IR3D-Bench：評估視覺語言模型作為代理式逆向渲染的場景理解能力

摘要

視覺語言模型（VLMs）在描述性任務上表現卓越，但其是否真正理解視覺觀察中的場景仍不確定。我們引入了IR3D-Bench，這是一個挑戰VLMs通過主動創造而非被動識別來展示理解的基準。基於分析-合成範式，IR3D-Bench要求視覺語言代理（VLAs）積極使用編程和渲染工具來重建輸入圖像的底層3D結構，通過工具使用實現代理逆向渲染。這種“通過創造來理解”的方法探測了VLAs的工具使用生成能力，超越了傳統場景理解基準所測量的描述性或對話能力。我們提供了一套全面的指標來評估幾何精度、空間關係、外觀屬性和整體合理性。基於各種最先進VLMs的代理逆向渲染初步實驗揭示了當前的局限性，特別是在視覺精度而非基本工具使用方面。IR3D-Bench，包括數據和評估協議，已發布以促進系統性研究和開發工具使用的VLAs，通過創造實現真正的場景理解。

English

Vision-language models (VLMs) excel at descriptive tasks, but whether they truly understand scenes from visual observations remains uncertain. We introduce IR3D-Bench, a benchmark challenging VLMs to demonstrate understanding through active creation rather than passive recognition.

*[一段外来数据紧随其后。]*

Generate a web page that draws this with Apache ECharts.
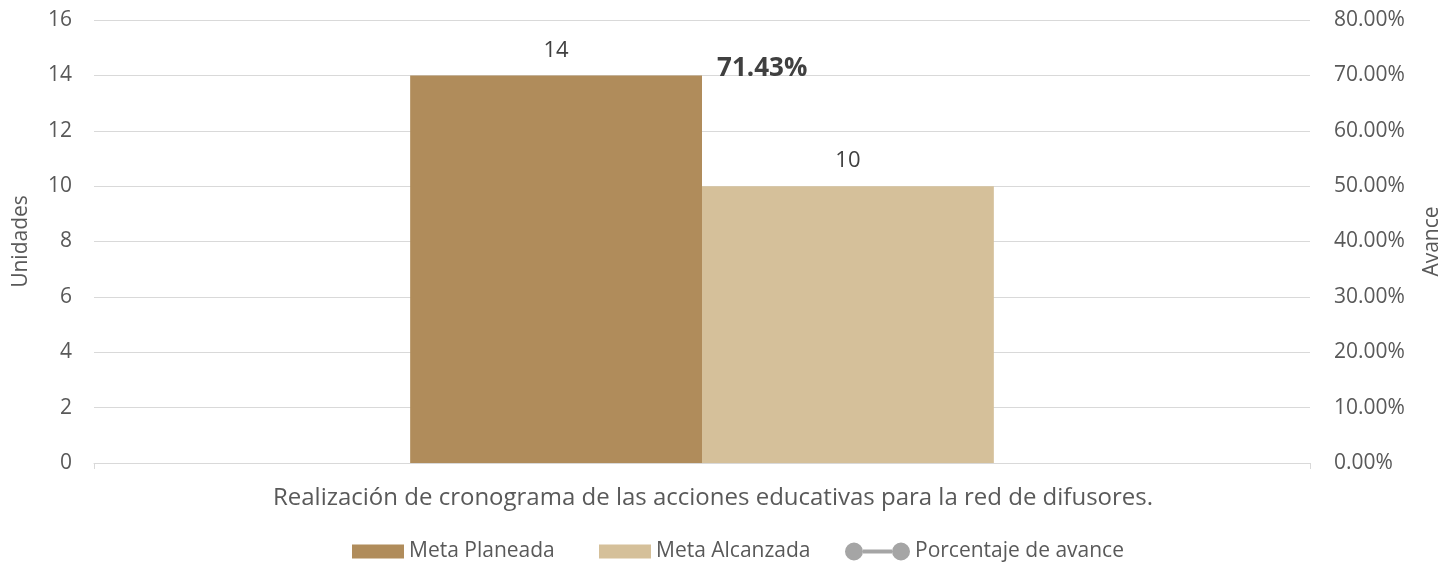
<!DOCTYPE html>
<html><head><meta charset="utf-8">
<script src="https://cdn.jsdelivr.net/npm/echarts@6/dist/echarts.min.js"></script>
<style>html,body{margin:0;padding:0;background:#fff}#c{width:1446px;height:562px}</style>
</head><body><div id="c"></div>
<script>
const categories = ['Realización de cronograma de las acciones educativas para la red de difusores.'];
const metaPlaneada = [14];
const metaAlcanzada = [10];
const porcentajeAvance = [0.7143];
const seriesNames = ['Meta Planeada', 'Meta Alcanzada', 'Porcentaje de avance'];

const FONT = '"Open Sans", "Noto Sans", sans-serif';
const TXT = '#595959';
const legendText = { color: TXT, fontSize: 21, fontFamily: FONT };
const chart = echarts.init(document.getElementById('c'));
chart.setOption({
  animation: false,
  textStyle: { fontFamily: FONT },
  grid: { left: 94, right: 136, top: 20, bottom: 99, containLabel: false, outerBoundsMode: 'none' },
  legend: [
    { left: 347, top: 536, itemWidth: 52, itemHeight: 14, textStyle: legendText,
      data: [{ name: seriesNames[0], icon: 'rect' }] },
    { left: 594, top: 536, itemWidth: 52, itemHeight: 14, textStyle: legendText,
      data: [{ name: seriesNames[1], icon: 'rect' }] },
    { left: 840, top: 536, itemWidth: 65, itemHeight: 18, itemGap: 0, textStyle: legendText,
      data: [{ name: seriesNames[2],
        icon: 'path://M0,9a9,9 0 1,0 18,0a9,9 0 1,0 -18,0Z M18,7H47V11H18Z M47,9a9,9 0 1,0 18,0a9,9 0 1,0 -18,0Z',
        itemStyle: { color: '#A5A5A5' } }] }
  ],
  xAxis: {
    type: 'category', data: categories,
    axisLine: { lineStyle: { color: '#D9D9D9' } },
    axisTick: { show: true, alignWithLabel: false, length: 6, lineStyle: { color: '#D9D9D9' } },
    axisLabel: { color: TXT, fontSize: 24, margin: 23, padding: [0, 0, 0, 22] }
  },
  yAxis: [
    { type: 'value', min: 0, max: 16, interval: 2, name: 'Unidades', nameLocation: 'middle', nameGap: 62,
      nameTextStyle: { color: TXT, fontSize: 21 },
      axisLabel: { color: TXT, fontSize: 21, margin: 22 },
      splitLine: { lineStyle: { color: '#D9D9D9' } }, axisLine: { show: false }, axisTick: { show: false } },
    { type: 'value', min: 0, max: 0.8, interval: 0.1, name: 'Avance', nameLocation: 'middle', nameGap: 112,
      nameTextStyle: { color: TXT, fontSize: 21 },
      axisLabel: { color: TXT, fontSize: 21, margin: 24, formatter: v => (v * 100).toFixed(2) + '%' },
      splitLine: { show: false }, axisLine: { show: false }, axisTick: { show: false } }
  ],
  series: [
    { name: seriesNames[0], type: 'bar', data: metaPlaneada, barGap: '0%', barCategoryGap: '52%',
      itemStyle: { color: '#B08C5B' },
      label: { show: true, position: 'top', distance: 14, color: '#404040', fontSize: 22 } },
    { name: seriesNames[1], type: 'bar', data: metaAlcanzada,
      itemStyle: { color: '#D5C09A' },
      label: { show: true, position: 'top', distance: 14, color: '#404040', fontSize: 22 } },
    { name: seriesNames[2], type: 'line', yAxisIndex: 1, data: porcentajeAvance,
      symbol: 'circle', symbolSize: 0.1, itemStyle: { color: '#A5A5A5' }, lineStyle: { color: '#A5A5A5', width: 3 },
      label: { show: true, position: 'right', distance: 15, offset: [0, 1], color: '#404040', fontSize: 26, fontWeight: 'bold',
        formatter: p => (p.value * 100).toFixed(2) + '%' } }
  ]
});
</script></body></html>
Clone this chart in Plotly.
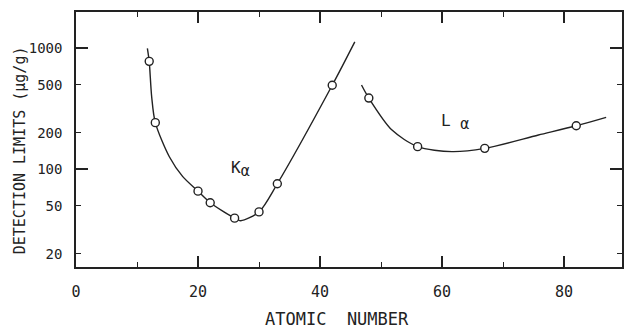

Grounded in the analysis-by-synthesis paradigm, IR3D-Bench tasks Vision-Language Agents (VLAs) with actively using programming and rendering tools to recreate the underlying 3D structure of an input image, achieving agentic inverse rendering through tool use. This "understanding-by-creating" approach probes the tool-using generative capacity of VLAs, moving beyond the descriptive or conversational capacity measured by traditional scene understanding benchmarks. We provide a comprehensive suite of metrics to evaluate geometric accuracy, spatial relations, appearance attributes, and overall plausibility. Initial experiments on agentic inverse rendering powered by various state-of-the-art VLMs highlight current limitations, particularly in visual precision rather than basic tool usage. IR3D-Bench, including data and evaluation protocols, is released to facilitate systematic study and development of tool-using VLAs towards genuine scene understanding by creating.